◆ Your objective: Reproduce each of the lines word for word.

◆ Provided material:

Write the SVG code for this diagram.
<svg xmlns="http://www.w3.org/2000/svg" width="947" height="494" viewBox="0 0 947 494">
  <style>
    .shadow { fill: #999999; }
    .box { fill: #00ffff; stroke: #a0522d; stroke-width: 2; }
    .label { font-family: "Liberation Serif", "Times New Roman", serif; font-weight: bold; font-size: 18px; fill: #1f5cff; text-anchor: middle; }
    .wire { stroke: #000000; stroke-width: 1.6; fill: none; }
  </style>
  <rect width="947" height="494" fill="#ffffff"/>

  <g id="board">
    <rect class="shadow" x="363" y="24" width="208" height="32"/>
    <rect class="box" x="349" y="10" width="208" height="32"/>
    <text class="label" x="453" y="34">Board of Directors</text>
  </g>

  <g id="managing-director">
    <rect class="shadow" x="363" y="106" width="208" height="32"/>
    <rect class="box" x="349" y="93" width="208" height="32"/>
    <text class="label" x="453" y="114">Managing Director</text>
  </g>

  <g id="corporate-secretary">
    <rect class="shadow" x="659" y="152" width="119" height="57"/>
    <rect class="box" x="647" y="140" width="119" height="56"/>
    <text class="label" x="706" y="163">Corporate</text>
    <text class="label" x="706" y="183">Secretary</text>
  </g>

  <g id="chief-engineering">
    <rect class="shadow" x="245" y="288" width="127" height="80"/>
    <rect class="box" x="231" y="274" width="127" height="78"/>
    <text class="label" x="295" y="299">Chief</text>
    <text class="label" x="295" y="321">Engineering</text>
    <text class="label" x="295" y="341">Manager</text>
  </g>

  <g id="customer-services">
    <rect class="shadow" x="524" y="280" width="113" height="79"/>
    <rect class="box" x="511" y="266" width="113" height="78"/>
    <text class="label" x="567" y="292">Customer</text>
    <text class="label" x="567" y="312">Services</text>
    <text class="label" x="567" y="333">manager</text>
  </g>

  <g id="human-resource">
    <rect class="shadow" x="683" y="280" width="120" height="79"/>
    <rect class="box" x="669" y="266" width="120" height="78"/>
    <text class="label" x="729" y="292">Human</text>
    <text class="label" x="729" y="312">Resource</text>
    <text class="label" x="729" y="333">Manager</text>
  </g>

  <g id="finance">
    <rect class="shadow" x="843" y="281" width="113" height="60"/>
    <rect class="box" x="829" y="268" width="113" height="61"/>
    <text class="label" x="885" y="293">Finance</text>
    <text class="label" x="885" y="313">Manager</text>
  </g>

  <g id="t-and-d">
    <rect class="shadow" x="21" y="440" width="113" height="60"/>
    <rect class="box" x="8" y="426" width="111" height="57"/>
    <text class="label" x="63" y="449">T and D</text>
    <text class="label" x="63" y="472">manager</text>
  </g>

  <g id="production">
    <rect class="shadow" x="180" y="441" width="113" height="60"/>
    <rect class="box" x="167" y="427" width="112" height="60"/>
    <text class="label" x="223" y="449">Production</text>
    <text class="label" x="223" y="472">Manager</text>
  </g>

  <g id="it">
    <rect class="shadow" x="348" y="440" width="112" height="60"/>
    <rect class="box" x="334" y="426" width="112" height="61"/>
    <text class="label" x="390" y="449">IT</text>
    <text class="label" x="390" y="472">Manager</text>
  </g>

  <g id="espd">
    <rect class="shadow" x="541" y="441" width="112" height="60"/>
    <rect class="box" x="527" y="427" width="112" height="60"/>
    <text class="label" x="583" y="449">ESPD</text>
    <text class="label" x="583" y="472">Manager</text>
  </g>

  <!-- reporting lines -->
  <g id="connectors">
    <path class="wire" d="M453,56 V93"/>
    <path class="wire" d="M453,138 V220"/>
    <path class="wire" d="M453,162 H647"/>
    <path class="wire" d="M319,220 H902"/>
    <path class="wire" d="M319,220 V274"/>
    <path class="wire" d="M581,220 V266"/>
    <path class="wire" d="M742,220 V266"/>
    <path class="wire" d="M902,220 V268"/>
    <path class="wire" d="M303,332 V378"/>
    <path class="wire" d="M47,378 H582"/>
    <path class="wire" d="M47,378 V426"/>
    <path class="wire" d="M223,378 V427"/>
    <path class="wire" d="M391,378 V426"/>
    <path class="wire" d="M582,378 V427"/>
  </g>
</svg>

◆ Solution to this exercise:
Write the SVG code for this diagram.
<svg xmlns="http://www.w3.org/2000/svg" width="947" height="494" viewBox="0 0 947 494">
  <style>
    .shadow { fill: #999999; }
    .box { fill: #00ffff; stroke: #a0522d; stroke-width: 2; }
    .label { font-family: "Liberation Serif", "Times New Roman", serif; font-weight: bold; font-size: 18px; fill: #1f5cff; text-anchor: middle; }
    .wire { stroke: #000000; stroke-width: 1.6; fill: none; }
  </style>
  <rect width="947" height="494" fill="#ffffff"/>

  <g id="board">
    <rect class="shadow" x="363" y="24" width="208" height="32"/>
    <rect class="box" x="349" y="10" width="208" height="32"/>
    <text class="label" x="453" y="34">Board of Directors</text>
  </g>

  <g id="managing-director">
    <rect class="shadow" x="363" y="106" width="208" height="32"/>
    <rect class="box" x="349" y="93" width="208" height="32"/>
    <text class="label" x="453" y="114">Managing Director</text>
  </g>

  <g id="corporate-secretary">
    <rect class="shadow" x="659" y="152" width="119" height="57"/>
    <rect class="box" x="647" y="140" width="119" height="56"/>
    <text class="label" x="706" y="163">Corporate</text>
    <text class="label" x="706" y="183">Secretary</text>
  </g>

  <g id="chief-engineering">
    <rect class="shadow" x="245" y="288" width="127" height="80"/>
    <rect class="box" x="231" y="274" width="127" height="78"/>
    <text class="label" x="295" y="299">Chief</text>
    <text class="label" x="295" y="321">Engineering</text>
    <text class="label" x="295" y="341">Manager</text>
  </g>

  <g id="customer-services">
    <rect class="shadow" x="524" y="280" width="113" height="79"/>
    <rect class="box" x="511" y="266" width="113" height="78"/>
    <text class="label" x="567" y="292">Customer</text>
    <text class="label" x="567" y="312">Services</text>
    <text class="label" x="567" y="333">manager</text>
  </g>

  <g id="human-resource">
    <rect class="shadow" x="683" y="280" width="120" height="79"/>
    <rect class="box" x="669" y="266" width="120" height="78"/>
    <text class="label" x="729" y="292">Human</text>
    <text class="label" x="729" y="312">Resource</text>
    <text class="label" x="729" y="333">Manager</text>
  </g>

  <g id="finance">
    <rect class="shadow" x="843" y="281" width="113" height="60"/>
    <rect class="box" x="829" y="268" width="113" height="61"/>
    <text class="label" x="885" y="293">Finance</text>
    <text class="label" x="885" y="313">Manager</text>
  </g>

  <g id="t-and-d">
    <rect class="shadow" x="21" y="440" width="113" height="60"/>
    <rect class="box" x="8" y="426" width="111" height="57"/>
    <text class="label" x="63" y="449">T and D</text>
    <text class="label" x="63" y="472">manager</text>
  </g>

  <g id="production">
    <rect class="shadow" x="180" y="441" width="113" height="60"/>
    <rect class="box" x="167" y="427" width="112" height="60"/>
    <text class="label" x="223" y="449">Production</text>
    <text class="label" x="223" y="472">Manager</text>
  </g>

  <g id="it">
    <rect class="shadow" x="348" y="440" width="112" height="60"/>
    <rect class="box" x="334" y="426" width="112" height="61"/>
    <text class="label" x="390" y="449">IT</text>
    <text class="label" x="390" y="472">Manager</text>
  </g>

  <g id="espd">
    <rect class="shadow" x="541" y="441" width="112" height="60"/>
    <rect class="box" x="527" y="427" width="112" height="60"/>
    <text class="label" x="583" y="449">ESPD</text>
    <text class="label" x="583" y="472">Manager</text>
  </g>

  <!-- reporting lines -->
  <g id="connectors">
    <path class="wire" d="M453,56 V93"/>
    <path class="wire" d="M453,138 V220"/>
    <path class="wire" d="M453,162 H647"/>
    <path class="wire" d="M319,220 H902"/>
    <path class="wire" d="M319,220 V274"/>
    <path class="wire" d="M581,220 V266"/>
    <path class="wire" d="M742,220 V266"/>
    <path class="wire" d="M902,220 V268"/>
    <path class="wire" d="M303,332 V378"/>
    <path class="wire" d="M47,378 H582"/>
    <path class="wire" d="M47,378 V426"/>
    <path class="wire" d="M223,378 V427"/>
    <path class="wire" d="M391,378 V426"/>
    <path class="wire" d="M582,378 V427"/>
  </g>
</svg>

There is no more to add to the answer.